By 1870, there were far more farms and ranches, nearly 24,000, than ever before, and they required a new labor force, one composed of white Americans, many of them former miners, and European immigrants, augmented by Chinese immigrants.

By 1874, when he died of a ruptured aneurysm, Magliari writes, Cave Johnson Couts “was little more than an angry anachronism whose death marked the end of a compulsory labor system that was no longer needed, nor tolerated.”

During a recent interview in his small, book-packed campus office, Magliari noted that Couts was far from alone in enslaving Indians. Other ranchers up and down the state followed similar practices, and the kidnapping of Indian women and children to be sold into indenture wasn’t uncommon, either.

He’s finished his research and is ready to begin writing the book, which he described as “Couts writ large.” The reason he started with Couts, he explained, was because “the lord of Guajome” kept meticulous accounts of his financial dealings. “He was a terrible guy, but a terrific record keeper,” which made it easy to document his treatment of Indians.

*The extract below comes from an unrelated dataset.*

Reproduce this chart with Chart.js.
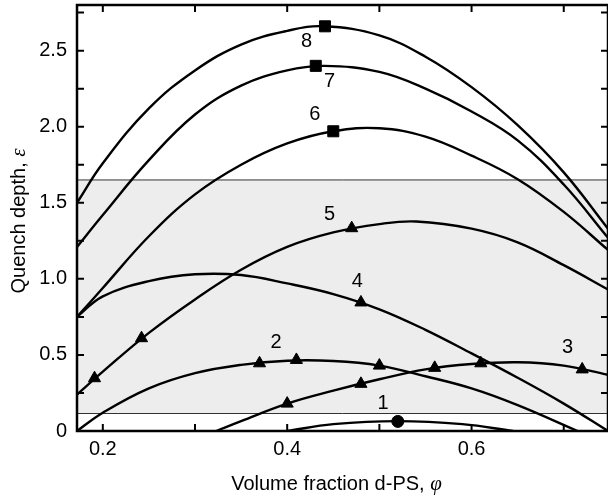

The timing is right. “A whole movement recently is starting to recast slavery in America,” he explained, by calling attention to its widespread existence. A good example is Alan Gallay’s book The Indian Slave Trade, which won the Bancroft Prize in 2003. Indians were enslaved in New Mexico, Magliari pointed out, as well as by early Mormon settlers in the Great Basin.

“Eventually all of this will be reflected in the textbooks,” he continued. “In 10 or 20 years the history texts will tell a triangular story of whites, blacks and Indians [involved in slavery], and it won’t be just in the Southern states, either.”

Magliari said his studies have proven a fact of economic life to him: “When people need cheap labor, they’ll do anything to get it.”